Y aquí es donde viene la otra lectura política. Para Donald Trump, este cierre sanitario es un pretexto de oro. El hombre que vive de alimentar el nacionalismo puede decirle a los estadounidenses: “no necesitamos el becerro mexicano, tenemos nuestra propia carne”. Un gusano se convirtió en su mejor aliado para inflar el “buy American” y fortalecer a sus productores locales. Donde nosotros vemos crisis, él ve campaña. Y lo que para nuestros ganaderos es ruina, para Trump es oportunidad de vender patriotismo en filetes.

En México, la presidenta Claudia Sheinbaum parece querer capitalizar también la coyuntura. Su plan de fortalecer la carne nacional suena bien, aunque está lleno de pendientes: engordas insuficientes, rastro TIF limitados, financiamiento caro. Pero el ángulo más interesante está en otro grano: el maíz. Si el gobierno aplicara la misma lógica del ganado al maíz, Estados Unidos estaría en aprietos. Porque hoy somos el mayor consumidor de tortilla en el mundo, pero también el mejor cliente de los agricultores de Iowa y Nebraska. Millones de toneladas de maíz amarillo cruzan cada año hacia México para sostener a nuestra industria pecuaria y a la cadena alimentaria.

Imaginen por un momento que México decidiera cerrar esa puerta, argumentando protección sanitaria, soberanía alimentaria o cualquier pretexto técnico. Los productores estadounidenses entrarían en pánico: perderían a su mejor cliente. Y aquí, nuestros campesinos tendrían por fin un incentivo real para sembrar y vender su grano sin ser arrasados por las importaciones subsidiadas del norte. ¿Por qué no? Si el gusano sirvió para repensar la carne, podría servir como metáfora para repensar también la tortilla.

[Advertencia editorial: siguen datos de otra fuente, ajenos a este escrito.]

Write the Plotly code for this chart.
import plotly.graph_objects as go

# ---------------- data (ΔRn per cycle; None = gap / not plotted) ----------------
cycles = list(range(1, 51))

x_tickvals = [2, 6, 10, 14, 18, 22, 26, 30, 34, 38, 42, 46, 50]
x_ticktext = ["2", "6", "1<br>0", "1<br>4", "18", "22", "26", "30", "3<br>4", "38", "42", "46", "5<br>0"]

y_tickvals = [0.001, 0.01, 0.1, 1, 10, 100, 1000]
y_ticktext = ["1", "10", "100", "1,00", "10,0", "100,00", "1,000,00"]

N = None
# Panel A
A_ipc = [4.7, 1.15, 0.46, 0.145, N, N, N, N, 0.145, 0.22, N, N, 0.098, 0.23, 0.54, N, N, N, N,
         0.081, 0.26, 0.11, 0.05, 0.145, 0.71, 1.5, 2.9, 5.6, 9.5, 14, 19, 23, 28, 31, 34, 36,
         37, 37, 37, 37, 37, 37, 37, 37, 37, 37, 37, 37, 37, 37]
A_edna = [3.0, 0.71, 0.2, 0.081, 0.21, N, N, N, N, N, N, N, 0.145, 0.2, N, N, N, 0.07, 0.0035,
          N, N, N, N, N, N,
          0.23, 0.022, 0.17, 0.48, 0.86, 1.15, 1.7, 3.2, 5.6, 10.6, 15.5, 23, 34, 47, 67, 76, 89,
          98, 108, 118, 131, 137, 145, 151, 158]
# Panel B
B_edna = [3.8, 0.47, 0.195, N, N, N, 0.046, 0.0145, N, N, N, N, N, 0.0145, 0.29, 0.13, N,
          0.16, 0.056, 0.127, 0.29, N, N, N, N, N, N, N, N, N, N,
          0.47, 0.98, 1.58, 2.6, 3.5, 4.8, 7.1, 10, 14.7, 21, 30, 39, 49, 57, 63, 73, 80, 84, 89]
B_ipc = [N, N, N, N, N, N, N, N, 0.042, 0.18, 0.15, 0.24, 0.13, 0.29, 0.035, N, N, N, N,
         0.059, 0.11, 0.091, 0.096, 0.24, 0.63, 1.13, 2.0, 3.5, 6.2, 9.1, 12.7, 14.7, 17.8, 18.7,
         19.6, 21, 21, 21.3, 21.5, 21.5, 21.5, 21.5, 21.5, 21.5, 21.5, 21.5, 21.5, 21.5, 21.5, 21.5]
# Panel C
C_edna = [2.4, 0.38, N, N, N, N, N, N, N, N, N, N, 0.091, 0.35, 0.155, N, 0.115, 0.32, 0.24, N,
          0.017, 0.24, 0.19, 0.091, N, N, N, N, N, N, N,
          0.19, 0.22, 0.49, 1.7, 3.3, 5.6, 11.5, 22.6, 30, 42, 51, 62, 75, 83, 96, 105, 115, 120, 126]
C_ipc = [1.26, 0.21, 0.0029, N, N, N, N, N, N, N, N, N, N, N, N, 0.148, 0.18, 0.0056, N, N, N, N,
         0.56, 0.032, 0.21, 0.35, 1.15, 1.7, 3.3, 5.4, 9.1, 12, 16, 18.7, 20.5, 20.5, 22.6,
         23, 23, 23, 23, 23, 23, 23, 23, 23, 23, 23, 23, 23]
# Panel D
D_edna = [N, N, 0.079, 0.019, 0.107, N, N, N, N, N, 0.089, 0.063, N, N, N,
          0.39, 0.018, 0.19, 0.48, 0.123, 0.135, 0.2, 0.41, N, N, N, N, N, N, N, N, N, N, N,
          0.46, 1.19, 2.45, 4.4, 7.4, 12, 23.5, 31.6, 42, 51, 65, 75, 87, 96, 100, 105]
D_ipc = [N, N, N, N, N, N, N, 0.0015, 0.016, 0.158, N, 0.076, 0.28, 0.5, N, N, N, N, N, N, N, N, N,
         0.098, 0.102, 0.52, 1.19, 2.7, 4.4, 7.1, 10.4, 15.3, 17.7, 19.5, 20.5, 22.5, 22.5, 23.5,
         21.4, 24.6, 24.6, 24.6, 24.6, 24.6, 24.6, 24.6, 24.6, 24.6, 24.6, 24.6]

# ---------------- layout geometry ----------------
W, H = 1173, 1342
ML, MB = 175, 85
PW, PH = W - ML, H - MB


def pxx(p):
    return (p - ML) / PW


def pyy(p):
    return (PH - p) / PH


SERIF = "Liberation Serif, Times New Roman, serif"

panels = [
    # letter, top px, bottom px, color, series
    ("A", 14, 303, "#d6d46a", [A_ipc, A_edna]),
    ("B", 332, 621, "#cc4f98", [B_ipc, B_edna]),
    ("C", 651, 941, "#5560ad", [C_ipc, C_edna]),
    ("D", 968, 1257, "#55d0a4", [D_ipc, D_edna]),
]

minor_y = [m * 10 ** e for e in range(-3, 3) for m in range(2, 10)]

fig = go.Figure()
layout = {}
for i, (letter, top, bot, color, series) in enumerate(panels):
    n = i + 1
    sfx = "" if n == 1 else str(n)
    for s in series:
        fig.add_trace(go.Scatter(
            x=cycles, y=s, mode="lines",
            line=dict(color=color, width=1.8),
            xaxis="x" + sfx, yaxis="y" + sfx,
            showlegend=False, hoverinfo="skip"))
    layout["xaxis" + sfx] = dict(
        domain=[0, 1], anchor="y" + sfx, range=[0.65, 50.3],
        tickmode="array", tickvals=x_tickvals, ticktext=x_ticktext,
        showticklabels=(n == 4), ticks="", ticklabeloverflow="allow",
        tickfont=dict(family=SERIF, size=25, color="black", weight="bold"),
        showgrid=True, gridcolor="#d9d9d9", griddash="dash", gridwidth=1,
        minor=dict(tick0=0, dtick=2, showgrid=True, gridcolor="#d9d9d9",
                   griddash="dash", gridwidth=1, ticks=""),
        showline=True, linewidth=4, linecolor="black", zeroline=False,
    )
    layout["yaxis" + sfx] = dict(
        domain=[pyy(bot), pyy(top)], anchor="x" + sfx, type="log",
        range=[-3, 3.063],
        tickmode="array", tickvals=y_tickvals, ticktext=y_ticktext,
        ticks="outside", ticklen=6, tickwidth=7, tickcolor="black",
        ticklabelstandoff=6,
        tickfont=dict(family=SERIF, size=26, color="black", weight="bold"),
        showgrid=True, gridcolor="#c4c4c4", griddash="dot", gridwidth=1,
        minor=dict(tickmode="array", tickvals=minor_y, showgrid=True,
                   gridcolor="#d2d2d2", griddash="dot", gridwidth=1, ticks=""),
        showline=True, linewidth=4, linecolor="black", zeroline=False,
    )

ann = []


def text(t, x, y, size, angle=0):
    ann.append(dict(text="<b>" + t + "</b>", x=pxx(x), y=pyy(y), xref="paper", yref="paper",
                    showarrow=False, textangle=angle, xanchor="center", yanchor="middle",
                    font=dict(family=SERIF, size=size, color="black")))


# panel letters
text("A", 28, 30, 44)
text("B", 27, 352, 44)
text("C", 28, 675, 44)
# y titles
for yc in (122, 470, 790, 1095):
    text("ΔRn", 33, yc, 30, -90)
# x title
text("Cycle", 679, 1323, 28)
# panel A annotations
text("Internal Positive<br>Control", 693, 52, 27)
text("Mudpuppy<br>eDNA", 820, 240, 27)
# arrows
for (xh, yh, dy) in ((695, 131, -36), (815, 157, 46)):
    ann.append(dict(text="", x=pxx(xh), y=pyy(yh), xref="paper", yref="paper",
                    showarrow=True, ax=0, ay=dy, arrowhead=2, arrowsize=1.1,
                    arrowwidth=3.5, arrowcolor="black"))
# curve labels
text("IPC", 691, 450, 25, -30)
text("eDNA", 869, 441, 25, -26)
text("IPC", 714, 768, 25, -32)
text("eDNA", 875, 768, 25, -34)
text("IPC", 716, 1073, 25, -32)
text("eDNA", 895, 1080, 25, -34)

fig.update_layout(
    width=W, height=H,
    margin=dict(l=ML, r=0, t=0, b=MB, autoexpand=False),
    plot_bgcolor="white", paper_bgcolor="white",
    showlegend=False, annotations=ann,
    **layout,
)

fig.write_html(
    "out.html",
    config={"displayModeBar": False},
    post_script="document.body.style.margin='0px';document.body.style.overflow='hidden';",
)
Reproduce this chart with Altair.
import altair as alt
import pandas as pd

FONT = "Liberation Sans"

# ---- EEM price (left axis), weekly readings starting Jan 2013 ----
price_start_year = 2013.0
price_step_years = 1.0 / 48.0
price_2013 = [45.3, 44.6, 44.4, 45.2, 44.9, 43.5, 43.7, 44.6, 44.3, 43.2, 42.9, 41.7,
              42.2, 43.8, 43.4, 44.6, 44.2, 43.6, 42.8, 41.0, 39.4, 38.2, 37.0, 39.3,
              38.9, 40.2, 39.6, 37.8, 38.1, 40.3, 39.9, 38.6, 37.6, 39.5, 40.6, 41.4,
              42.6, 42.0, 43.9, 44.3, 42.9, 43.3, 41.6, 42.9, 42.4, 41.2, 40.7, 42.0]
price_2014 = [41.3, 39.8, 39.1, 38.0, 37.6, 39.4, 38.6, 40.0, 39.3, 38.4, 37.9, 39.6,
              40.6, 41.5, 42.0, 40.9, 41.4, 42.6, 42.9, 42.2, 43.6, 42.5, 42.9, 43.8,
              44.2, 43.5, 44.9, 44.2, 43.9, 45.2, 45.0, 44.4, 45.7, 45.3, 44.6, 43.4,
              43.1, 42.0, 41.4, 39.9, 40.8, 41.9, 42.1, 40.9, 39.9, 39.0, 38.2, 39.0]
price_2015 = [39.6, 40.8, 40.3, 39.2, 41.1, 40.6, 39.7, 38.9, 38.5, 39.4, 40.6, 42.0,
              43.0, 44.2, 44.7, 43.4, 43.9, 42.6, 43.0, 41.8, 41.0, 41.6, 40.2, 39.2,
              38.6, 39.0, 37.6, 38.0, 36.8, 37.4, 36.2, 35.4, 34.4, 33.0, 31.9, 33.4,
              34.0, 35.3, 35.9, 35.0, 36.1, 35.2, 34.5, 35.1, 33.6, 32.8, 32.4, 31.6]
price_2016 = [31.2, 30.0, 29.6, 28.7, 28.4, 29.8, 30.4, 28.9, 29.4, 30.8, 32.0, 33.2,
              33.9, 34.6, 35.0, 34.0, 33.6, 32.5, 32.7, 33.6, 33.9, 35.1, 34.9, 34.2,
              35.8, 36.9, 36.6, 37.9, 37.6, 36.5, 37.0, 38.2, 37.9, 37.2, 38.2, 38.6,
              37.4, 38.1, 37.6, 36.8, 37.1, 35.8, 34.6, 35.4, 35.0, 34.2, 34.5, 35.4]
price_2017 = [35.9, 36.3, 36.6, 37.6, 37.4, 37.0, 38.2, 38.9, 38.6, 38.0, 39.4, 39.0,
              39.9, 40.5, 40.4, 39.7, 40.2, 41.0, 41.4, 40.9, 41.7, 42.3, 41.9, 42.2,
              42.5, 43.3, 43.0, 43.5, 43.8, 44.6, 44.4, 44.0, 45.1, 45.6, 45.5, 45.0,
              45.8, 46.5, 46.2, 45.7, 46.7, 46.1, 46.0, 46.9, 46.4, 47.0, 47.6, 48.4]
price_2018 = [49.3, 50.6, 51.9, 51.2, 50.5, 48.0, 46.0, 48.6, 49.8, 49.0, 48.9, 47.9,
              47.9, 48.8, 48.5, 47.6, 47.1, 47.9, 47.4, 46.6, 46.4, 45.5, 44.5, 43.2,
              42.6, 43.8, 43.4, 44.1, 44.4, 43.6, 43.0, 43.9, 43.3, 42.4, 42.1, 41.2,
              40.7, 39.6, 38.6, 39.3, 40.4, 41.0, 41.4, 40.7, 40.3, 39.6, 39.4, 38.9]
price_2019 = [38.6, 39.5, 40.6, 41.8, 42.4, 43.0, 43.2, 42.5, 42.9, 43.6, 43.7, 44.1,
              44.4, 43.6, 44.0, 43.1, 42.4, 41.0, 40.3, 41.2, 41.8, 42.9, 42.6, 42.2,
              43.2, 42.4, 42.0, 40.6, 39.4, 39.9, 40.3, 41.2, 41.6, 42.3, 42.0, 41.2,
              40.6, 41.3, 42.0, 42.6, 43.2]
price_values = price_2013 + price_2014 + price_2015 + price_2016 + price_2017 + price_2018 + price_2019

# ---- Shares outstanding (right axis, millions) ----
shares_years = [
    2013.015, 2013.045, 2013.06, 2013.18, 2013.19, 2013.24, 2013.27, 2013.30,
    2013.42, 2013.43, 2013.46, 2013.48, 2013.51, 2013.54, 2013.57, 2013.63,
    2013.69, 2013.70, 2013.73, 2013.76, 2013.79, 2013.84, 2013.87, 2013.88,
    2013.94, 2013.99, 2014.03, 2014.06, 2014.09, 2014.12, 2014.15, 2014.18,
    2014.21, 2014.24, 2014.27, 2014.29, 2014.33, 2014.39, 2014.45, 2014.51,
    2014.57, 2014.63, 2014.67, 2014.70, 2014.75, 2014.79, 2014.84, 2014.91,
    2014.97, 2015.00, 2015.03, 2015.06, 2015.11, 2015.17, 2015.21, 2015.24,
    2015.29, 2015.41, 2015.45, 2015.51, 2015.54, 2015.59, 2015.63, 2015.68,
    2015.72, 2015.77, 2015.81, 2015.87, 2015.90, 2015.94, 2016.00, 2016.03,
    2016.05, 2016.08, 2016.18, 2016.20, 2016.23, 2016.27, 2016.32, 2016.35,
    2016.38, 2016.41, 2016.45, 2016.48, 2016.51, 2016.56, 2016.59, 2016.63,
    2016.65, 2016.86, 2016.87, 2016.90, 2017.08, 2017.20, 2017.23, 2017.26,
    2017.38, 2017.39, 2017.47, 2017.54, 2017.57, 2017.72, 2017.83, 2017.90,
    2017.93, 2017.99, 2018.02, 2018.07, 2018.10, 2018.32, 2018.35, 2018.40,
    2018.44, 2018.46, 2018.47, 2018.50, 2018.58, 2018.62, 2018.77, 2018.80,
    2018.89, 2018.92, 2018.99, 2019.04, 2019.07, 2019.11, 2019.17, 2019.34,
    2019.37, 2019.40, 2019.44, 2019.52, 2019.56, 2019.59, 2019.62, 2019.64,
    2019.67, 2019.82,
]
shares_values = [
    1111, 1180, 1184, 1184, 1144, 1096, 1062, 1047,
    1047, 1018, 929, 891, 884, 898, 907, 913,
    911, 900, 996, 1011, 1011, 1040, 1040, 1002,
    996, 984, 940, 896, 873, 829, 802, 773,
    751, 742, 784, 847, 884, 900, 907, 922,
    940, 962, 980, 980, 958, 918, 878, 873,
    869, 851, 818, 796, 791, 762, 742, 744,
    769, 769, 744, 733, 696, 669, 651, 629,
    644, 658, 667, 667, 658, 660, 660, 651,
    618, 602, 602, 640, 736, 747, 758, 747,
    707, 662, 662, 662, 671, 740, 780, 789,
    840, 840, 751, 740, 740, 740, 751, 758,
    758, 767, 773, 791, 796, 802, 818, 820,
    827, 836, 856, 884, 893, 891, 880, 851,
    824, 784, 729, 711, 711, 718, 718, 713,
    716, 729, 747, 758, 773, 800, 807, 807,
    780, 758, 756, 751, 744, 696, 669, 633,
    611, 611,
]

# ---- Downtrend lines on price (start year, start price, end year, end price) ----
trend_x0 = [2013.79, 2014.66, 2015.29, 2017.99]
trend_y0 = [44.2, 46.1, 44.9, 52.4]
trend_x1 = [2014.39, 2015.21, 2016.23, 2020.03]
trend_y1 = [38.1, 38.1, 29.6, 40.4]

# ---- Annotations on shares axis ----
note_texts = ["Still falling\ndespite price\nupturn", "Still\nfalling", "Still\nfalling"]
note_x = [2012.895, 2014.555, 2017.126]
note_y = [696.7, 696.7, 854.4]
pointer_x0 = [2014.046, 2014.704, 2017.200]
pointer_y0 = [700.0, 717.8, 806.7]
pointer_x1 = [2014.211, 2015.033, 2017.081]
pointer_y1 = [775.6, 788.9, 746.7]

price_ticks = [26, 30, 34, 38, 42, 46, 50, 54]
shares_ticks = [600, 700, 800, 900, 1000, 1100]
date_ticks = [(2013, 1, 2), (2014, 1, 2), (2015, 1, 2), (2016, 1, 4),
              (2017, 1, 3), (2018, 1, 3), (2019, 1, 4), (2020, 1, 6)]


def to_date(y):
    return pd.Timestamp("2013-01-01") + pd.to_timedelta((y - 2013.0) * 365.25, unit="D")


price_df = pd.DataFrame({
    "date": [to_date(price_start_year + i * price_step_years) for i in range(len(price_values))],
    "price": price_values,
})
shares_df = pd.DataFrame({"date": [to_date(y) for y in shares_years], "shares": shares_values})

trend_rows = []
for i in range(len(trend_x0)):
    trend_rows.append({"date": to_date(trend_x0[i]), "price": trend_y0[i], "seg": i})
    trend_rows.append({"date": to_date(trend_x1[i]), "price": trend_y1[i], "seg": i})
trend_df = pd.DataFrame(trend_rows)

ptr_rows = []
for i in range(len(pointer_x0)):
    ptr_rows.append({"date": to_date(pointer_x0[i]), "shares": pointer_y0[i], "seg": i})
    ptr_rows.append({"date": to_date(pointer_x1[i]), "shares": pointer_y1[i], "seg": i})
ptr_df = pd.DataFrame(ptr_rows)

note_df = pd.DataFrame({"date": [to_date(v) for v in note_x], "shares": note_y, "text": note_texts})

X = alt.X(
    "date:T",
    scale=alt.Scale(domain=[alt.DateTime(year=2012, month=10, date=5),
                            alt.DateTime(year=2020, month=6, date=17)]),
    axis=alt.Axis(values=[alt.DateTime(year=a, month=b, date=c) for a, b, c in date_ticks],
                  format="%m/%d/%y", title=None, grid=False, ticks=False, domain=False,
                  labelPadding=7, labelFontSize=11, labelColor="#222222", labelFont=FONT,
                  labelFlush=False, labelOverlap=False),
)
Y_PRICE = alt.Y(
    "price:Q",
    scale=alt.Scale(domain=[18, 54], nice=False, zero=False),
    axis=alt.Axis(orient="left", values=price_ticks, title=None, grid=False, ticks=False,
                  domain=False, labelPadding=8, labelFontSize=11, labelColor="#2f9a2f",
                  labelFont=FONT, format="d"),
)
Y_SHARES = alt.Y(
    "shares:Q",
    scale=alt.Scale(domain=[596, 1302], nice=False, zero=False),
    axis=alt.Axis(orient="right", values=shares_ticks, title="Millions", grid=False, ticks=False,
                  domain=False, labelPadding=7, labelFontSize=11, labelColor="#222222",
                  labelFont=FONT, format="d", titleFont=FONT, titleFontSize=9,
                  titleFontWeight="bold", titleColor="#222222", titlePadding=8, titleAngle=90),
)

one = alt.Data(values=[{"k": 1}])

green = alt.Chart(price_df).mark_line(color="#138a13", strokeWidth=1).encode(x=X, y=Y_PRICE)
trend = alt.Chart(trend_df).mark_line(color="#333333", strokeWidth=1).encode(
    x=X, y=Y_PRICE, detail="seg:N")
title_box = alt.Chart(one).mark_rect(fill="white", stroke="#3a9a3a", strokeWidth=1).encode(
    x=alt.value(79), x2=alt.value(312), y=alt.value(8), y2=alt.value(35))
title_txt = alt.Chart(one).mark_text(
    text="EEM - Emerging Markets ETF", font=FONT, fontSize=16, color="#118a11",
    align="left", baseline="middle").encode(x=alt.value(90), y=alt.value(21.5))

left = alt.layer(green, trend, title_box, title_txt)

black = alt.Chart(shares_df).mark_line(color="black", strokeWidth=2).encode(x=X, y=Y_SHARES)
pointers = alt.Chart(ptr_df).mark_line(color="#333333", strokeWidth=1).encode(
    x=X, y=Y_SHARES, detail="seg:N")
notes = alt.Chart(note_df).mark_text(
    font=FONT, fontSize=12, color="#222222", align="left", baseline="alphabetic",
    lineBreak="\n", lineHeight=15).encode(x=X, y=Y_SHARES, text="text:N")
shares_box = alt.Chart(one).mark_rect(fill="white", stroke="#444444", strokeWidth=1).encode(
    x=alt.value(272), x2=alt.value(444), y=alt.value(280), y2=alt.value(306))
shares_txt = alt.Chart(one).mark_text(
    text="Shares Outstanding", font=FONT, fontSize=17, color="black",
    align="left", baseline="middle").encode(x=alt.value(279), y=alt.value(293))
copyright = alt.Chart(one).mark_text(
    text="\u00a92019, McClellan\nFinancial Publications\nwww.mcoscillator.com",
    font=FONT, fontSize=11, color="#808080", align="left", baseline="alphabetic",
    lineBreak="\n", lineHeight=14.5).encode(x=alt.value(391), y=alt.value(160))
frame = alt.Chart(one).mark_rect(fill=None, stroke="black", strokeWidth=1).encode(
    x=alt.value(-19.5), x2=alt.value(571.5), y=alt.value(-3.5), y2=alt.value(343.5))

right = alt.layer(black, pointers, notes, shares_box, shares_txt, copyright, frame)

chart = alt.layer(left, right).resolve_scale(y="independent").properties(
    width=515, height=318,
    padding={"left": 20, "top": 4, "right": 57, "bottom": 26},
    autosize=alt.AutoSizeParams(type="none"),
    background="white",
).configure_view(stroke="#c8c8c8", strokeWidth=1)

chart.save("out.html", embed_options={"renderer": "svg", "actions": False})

Claro, no se trata de cerrar fronteras por capricho. Se trata de entender que la dependencia alimentaria es una forma de vulnerabilidad nacional. Hoy fue el becerro; mañana puede ser el maíz, el trigo o la leche en polvo. Mientras no construyamos una estrategia seria de autosuficiencia parcial, estaremos siempre a merced de decisiones ajenas. El campo mexicano merece más que ser comparsa: necesita crédito, infraestructura, apoyo técnico y visión de largo plazo.

La crisis actual debería aprovecharse para fortalecer engordas nacionales, modernizar rastros, abrir más mercado a cortes con valor agregado y menos a la venta de animales en pie. Y sobre todo, para darle al consumidor mexicano carne a precios razonables. Porque de nada sirve que un ganadero encuentre salida a su becerro si la señora en la carnicería sigue pidiendo “nada más cien gramos” porque no alcanza.

El gusano barrenador nos puso frente al espejo. Nos recordó que los discursos de integración y libre comercio se pueden desplomar con una simple larva. Y también nos enseñó que tanto Trump como Sheinbaum pueden usar la coyuntura a su favor: uno para inflar su bandera, otra para abrir una agenda de soberanía alimentaria que no se atreve a decir con todas sus letras.

Aquí, no se trata sólo de vacas. Se trata de decidir si queremos un país que depende de la aduana del norte para comer o uno que entiende que la tortilla y la carne son tan estratégicas como el petróleo o la electricidad. Tal vez hacía falta un gusano para recordarnos que el verdadero poder no está en la frontera, sino en el plato de cada mexicano.